> **WHAT YOU SHOULD DO**
Please, without the pictures, retype exactly the lines from the start of the material through the line that holds "labelMap[h] = hourLabels[i];".

> **STORED DATA**

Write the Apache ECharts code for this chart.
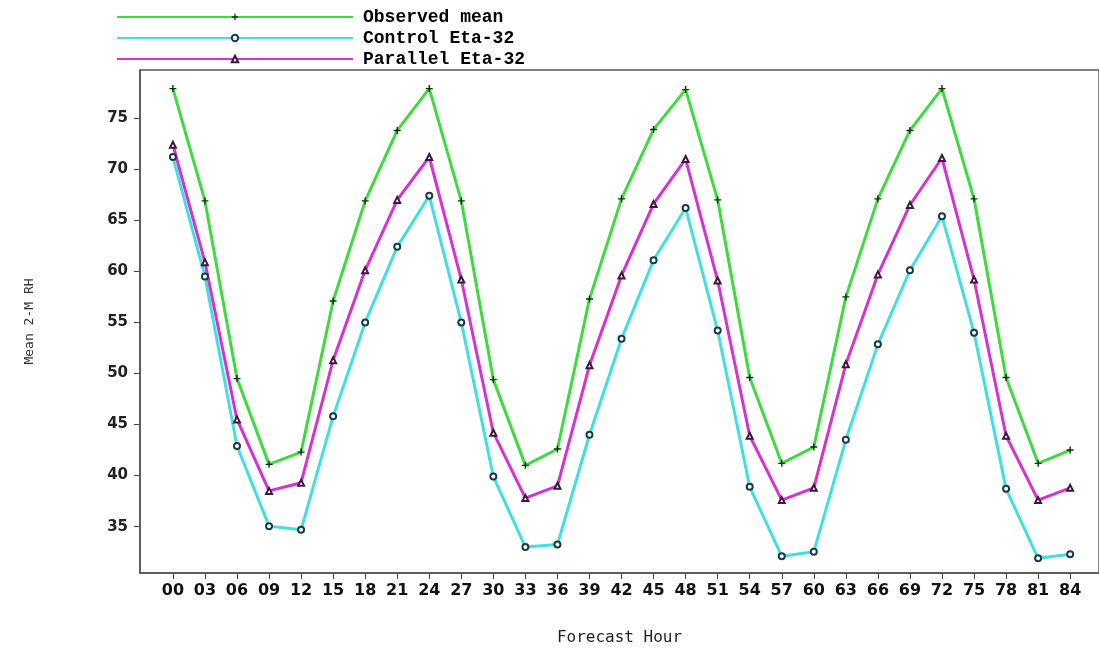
<!DOCTYPE html>
<html>
<head>
<meta charset="utf-8">
<script src="https://cdn.jsdelivr.net/npm/echarts@6/dist/echarts.min.js"></script>
<style>html,body{margin:0;padding:0;background:#fff}#c{width:1099px;height:654px}</style>
</head>
<body>
<div id="c"></div>
<script>
var hours = [0,3,6,9,12,15,18,21,24,27,30,33,36,39,42,45,48,51,54,57,60,63,66,69,72,75,78,81,84];
var hourLabels = ["00","03","06","09","12","15","18","21","24","27","30","33","36","39","42","45","48","51","54","57","60","63","66","69","72","75","78","81","84"];
var yTicks = [35,40,45,50,55,60,65,70,75];
var observedMean = [77.9,66.9,49.5,41.1,42.3,57.1,66.9,73.8,77.9,66.9,49.4,41.0,42.6,57.3,67.1,73.9,77.8,67.0,49.6,41.2,42.8,57.5,67.1,73.8,77.9,67.1,49.6,41.2,42.5];
var controlEta = [71.2,59.5,42.9,35.05,34.7,45.8,55.0,62.4,67.4,55.0,39.9,33.0,33.25,44.0,53.4,61.1,66.2,54.2,38.9,32.1,32.55,43.5,52.85,60.1,65.4,54.0,38.7,31.9,32.3];
var parallelEta = [72.4,60.9,45.5,38.5,39.3,51.3,60.1,67.0,71.2,59.2,44.2,37.8,39.0,50.8,59.6,66.6,71.0,59.1,43.9,37.6,38.8,50.9,59.7,66.5,71.1,59.2,43.9,37.6,38.8];

function pairs(vals){ return hours.map(function(h,i){ return [h, vals[i]]; }); }
var labelMap = {};
hours.forEach(function(h,i){ labelMap[h] = hourLabels[i]; });

var plusPath = 'path://M4,0H6V4H10V6H6V10H4V6H0V4H4Z';
var chart = echarts.init(document.getElementById('c'), null, {renderer:'canvas'});
chart.setOption({
  animation:false,
  backgroundColor:'#fff',
  legend:{
    orient:'vertical', left:116, top:8, padding:0,
    itemWidth:236, itemHeight:8, itemGap:3,
    textStyle:{fontFamily:'Liberation Mono', fontWeight:'bold', fontSize:18, lineHeight:15, color:'#000', padding:[0,0,0,5]},
    data:['Observed mean','Control Eta-32','Parallel Eta-32']
  },
  grid:{left:140, top:70, right:-3, bottom:81, show:true, borderColor:'#555', borderWidth:1.5},
  xAxis:{
    type:'value', min:-3.08, max:86.7,
    name:'Forecast Hour', nameLocation:'middle', nameGap:57,
    nameTextStyle:{fontFamily:'DejaVu Sans Mono', fontSize:16, color:'#222'},
    axisLine:{show:true, onZero:false, lineStyle:{color:'#555', width:1.5}},
    axisTick:{show:true, length:6, customValues:hours, lineStyle:{color:'#444'}},
    axisLabel:{customValues:hours, margin:10, fontFamily:'DejaVu Sans', fontWeight:'bold', fontSize:16, color:'#111',
      formatter:function(v){ return labelMap[v] !== undefined ? labelMap[v] : ''; }},
    splitLine:{show:false}
  },
  yAxis:{
    type:'value', min:30.46, max:79.72,
    name:'Mean 2-M RH', nameLocation:'middle', nameGap:104, nameRotate:90,
    nameTextStyle:{fontFamily:'DejaVu Sans Mono', fontSize:13, color:'#333'},
    axisLine:{show:true, onZero:false, lineStyle:{color:'#555', width:1.5}},
    axisTick:{show:true, length:6, customValues:yTicks, lineStyle:{color:'#444'}},
    axisLabel:{customValues:yTicks, margin:12, fontFamily:'DejaVu Sans', fontWeight:'bold', fontSize:15, color:'#222'},
    splitLine:{show:false}
  },
  series:[
    {name:'Observed mean', type:'line', data:pairs(observedMean), symbol:plusPath, symbolSize:7,
      itemStyle:{color:'#1a2a1a'}, lineStyle:{color:'#3cdc3c', width:3}},
    {name:'Control Eta-32', type:'line', data:pairs(controlEta), symbol:'emptyCircle', symbolSize:6,
      itemStyle:{color:'#1a3a4a', borderWidth:1.5}, lineStyle:{color:'#40e0e0', width:3}},
    {name:'Parallel Eta-32', type:'line', data:pairs(parallelEta), symbol:'emptyTriangle', symbolSize:6,
      itemStyle:{color:'#3a1a3a', borderWidth:1.5}, lineStyle:{color:'#d630d6', width:3}}
  ]
});
</script>
</body>
</html>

> **TASK OUTPUT**
Write the Apache ECharts code for this chart.
<!DOCTYPE html>
<html>
<head>
<meta charset="utf-8">
<script src="https://cdn.jsdelivr.net/npm/echarts@6/dist/echarts.min.js"></script>
<style>html,body{margin:0;padding:0;background:#fff}#c{width:1099px;height:654px}</style>
</head>
<body>
<div id="c"></div>
<script>
var hours = [0,3,6,9,12,15,18,21,24,27,30,33,36,39,42,45,48,51,54,57,60,63,66,69,72,75,78,81,84];
var hourLabels = ["00","03","06","09","12","15","18","21","24","27","30","33","36","39","42","45","48","51","54","57","60","63","66","69","72","75","78","81","84"];
var yTicks = [35,40,45,50,55,60,65,70,75];
var observedMean = [77.9,66.9,49.5,41.1,42.3,57.1,66.9,73.8,77.9,66.9,49.4,41.0,42.6,57.3,67.1,73.9,77.8,67.0,49.6,41.2,42.8,57.5,67.1,73.8,77.9,67.1,49.6,41.2,42.5];
var controlEta = [71.2,59.5,42.9,35.05,34.7,45.8,55.0,62.4,67.4,55.0,39.9,33.0,33.25,44.0,53.4,61.1,66.2,54.2,38.9,32.1,32.55,43.5,52.85,60.1,65.4,54.0,38.7,31.9,32.3];
var parallelEta = [72.4,60.9,45.5,38.5,39.3,51.3,60.1,67.0,71.2,59.2,44.2,37.8,39.0,50.8,59.6,66.6,71.0,59.1,43.9,37.6,38.8,50.9,59.7,66.5,71.1,59.2,43.9,37.6,38.8];

function pairs(vals){ return hours.map(function(h,i){ return [h, vals[i]]; }); }
var labelMap = {};
hours.forEach(function(h,i){ labelMap[h] = hourLabels[i]; });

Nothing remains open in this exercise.